1. Use the agent standard lockbox (Supra in St. Louis) that tracks showings. The only people with access to these boxes are agents/vendors (building inspectors etc) whose information is registered with the St Louis Association of Realtors. Any time the box is opened the agent will get a notification that the property has been shown and by whom.
2. If you have showing restrictions, make sure they are spelled out in the MLS. For example, if you have an elderly parent or small children, ask your agent to put this type of remark in the agent comments: One year old twins live here. Mother would prefer to be notified the day before but if this is not possible, please call the listing agent. The owner will try to work it out because they really want you to see the home.
3. Allow a sizable window for the appointment. A 2 hour window is definitely an inconvenience to a home owner but it can remove a lot of stress off the buyer and possibly result in the sale of your home. For example, when a buyer sees a home they like and it is number 3 out of 5 or 6, most buyers are conscientious about the remaining sellers and don't want to be late yet they need just a little more time in your home.
Here is the scenario for scheduling a buyer tour: First the buyer's choices are mapped to determine the ideal route. Generally speaking buyer's like to fit in 5 to 6 home viewings at a time. The agent calls for an appointment on property A which requires leaving a message. B and C say okay, D also needs verification, E is okay to show at the requested time and F needs verification. Uhoh, A calls back that the home cannot be shown at the time requested, could the agent come an hour later. F wants to change the time to a little earlier. Oops. These types of responses can lose a showing.
This is how I personally set up the tour on my iPad. Then I email the map and the times to the buyer so that they are aware of the schedule.
My personal instruction sheet (below) for the tour has all of the information I am going to need to get inside each house. The example "showing instruction" given here is the bane of an agents tour...

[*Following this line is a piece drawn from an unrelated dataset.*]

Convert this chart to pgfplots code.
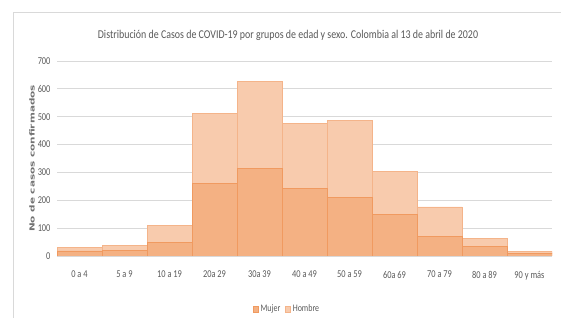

...because I could be standing at the door with either my iPad (or some agents have several pieces of paper) outlining the instructions. Sometimes it is raining or snowing. The buyers are standing there with me while I get the key out of the lockbox. Sometimes they have a child with them who is getting anxious or hungry.
4. Crate or remove pets.
To avoid friendly dog Murray letting out a loud bark and pushing his nose through the open door scaring the living daylights out of everyone.
5. Make sure the front door is painted, the door lock opens easily and there is no sign of deferred maintenance. The buyers are generally scoping the home as I am working with a hard to open door which has not been painted for the last 10 years. The buyer's comment "I hope this isn't an indication of what we are going to find inside."
This is certainly a stressful and frustrating time for the seller who definitely wants to sell their home and yet have a life and also for the agent who is spending a lot of time marketing the home to get the showings. The bottom line is that the potential buyer has to see it to buy it.